Die bekannteste in der Winterzeit regelmäßig veranstaltete Spendenaktion waren die „Eintopfsammlungen“, nach denen die Bewohner an den Sonntagen ein günstiges Eintopfgericht einem teuren Sonntagsbraten vorziehen und den Differenzbetrag für das Gemeinwohl spenden sollten.

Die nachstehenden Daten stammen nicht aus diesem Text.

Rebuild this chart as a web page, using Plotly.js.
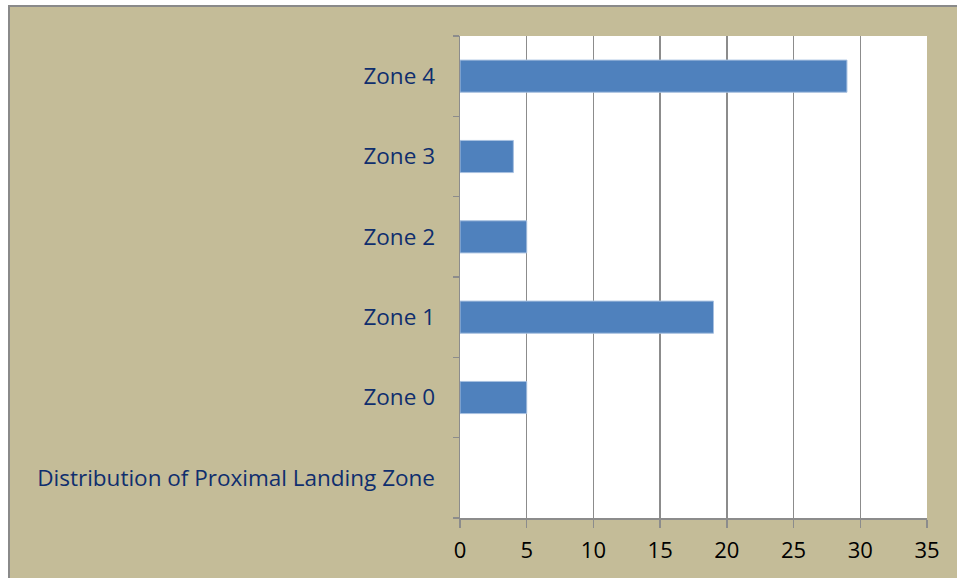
<!DOCTYPE html>
<html>
<head>
<meta charset="utf-8">
<script src="https://cdn.plot.ly/plotly-3.0.1.min.js"></script>
<style>
html, body { margin: 0; padding: 0; background: #ffffff; width: 957px; height: 578px; overflow: hidden; }
#frame { position: absolute; left: 8px; top: 5px; width: 949px; height: 573px;
  border-top: 2px solid #8a8a8a; border-left: 2px solid #8a8a8a; background: #C4BC98; }
#chart { width: 949px; height: 573px; }
</style>
</head>
<body>
<div id="frame"><div id="chart"></div></div>
<script>
var categories = ["Distribution of Proximal Landing Zone", "Zone 0", "Zone 1", "Zone 2", "Zone 3", "Zone 4"];
var values = [null, 5, 19, 5, 4, 29];
var xTicks = [0, 5, 10, 15, 20, 25, 30, 35];

var trace = {
  type: 'bar',
  orientation: 'h',
  y: categories,
  x: values,
  marker: { color: '#4F81BD', line: { color: '#A7C0E0', width: 1 } },
  hoverinfo: 'x+y'
};

var layout = {
  width: 949, height: 573,
  paper_bgcolor: 'rgba(0,0,0,0)',
  plot_bgcolor: '#ffffff',
  margin: { l: 450, r: 32, t: 29, b: 62 },
  bargap: 0.6,
  showlegend: false,
  font: { family: 'Open Sans, Liberation Sans, sans-serif', size: 22 },
  xaxis: {
    range: [0, 35],
    tickvals: xTicks,
    ticktext: xTicks.map(String),
    showgrid: true, gridcolor: '#8c8c8c', gridwidth: 1.5,
    showline: true, linecolor: '#8c8c8c', linewidth: 1.5,
    ticks: 'outside', ticklen: 8, tickcolor: '#8c8c8c', tickwidth: 1.5,
    tickfont: { color: '#000000', size: 22 },
    ticklabelstandoff: 4,
    zeroline: false, fixedrange: true
  },
  yaxis: {
    type: 'category',
    categoryorder: 'array', categoryarray: categories,
    showgrid: false,
    showline: true, linecolor: '#8c8c8c', linewidth: 1.5,
    ticks: 'outside', tickson: 'boundaries', ticklen: 6, tickcolor: '#8c8c8c', tickwidth: 1.5,
    tickfont: { color: '#0F2E6E', size: 22.5 },
    ticklabelstandoff: 19,
    fixedrange: true
  }
};

Plotly.newPlot('chart', [trace], layout, { displayModeBar: false, staticPlot: true });
</script>
</body>
</html>
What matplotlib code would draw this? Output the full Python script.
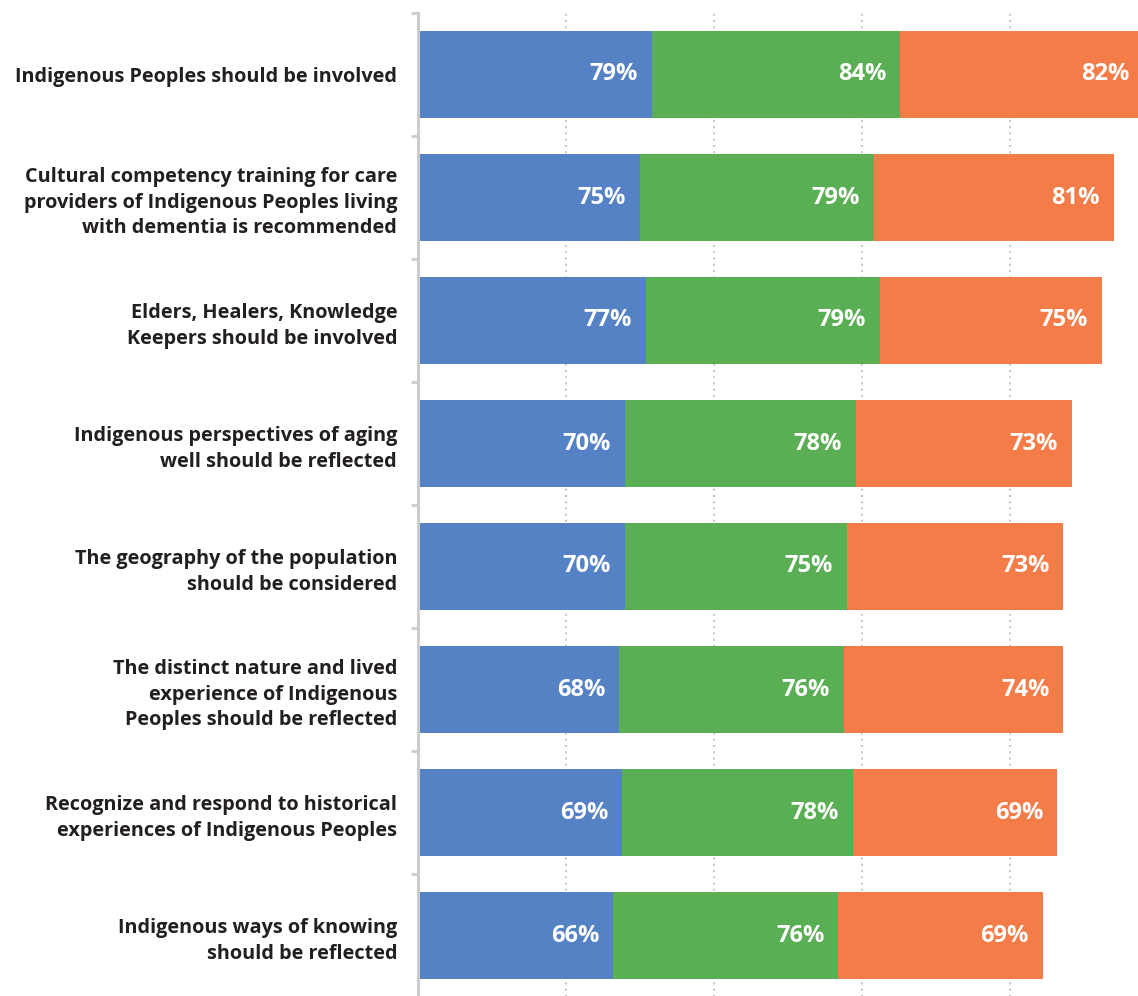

Die Heimatpresse kündigte diese „Eintopfsammlungen“ mit den Worten an: „Es wird der Erwartung Ausdruck gegeben, daß alle Einwohner Quickborns durch freudiges Geben am „Eintopf-Sonntag“ des Winterhilfswerkes 1935/36 wahre Volksgemeinschaft in Erscheinung treten lassen.[22] Dabei bemühten sich die Spendeneintreiber, die Ergebnisse stets zu übertreffen: „Jeder denke daran, zu diesem Weihnachtseintopf eine Spende mehr zu geben als am letzten Eintopfsonntag.[23]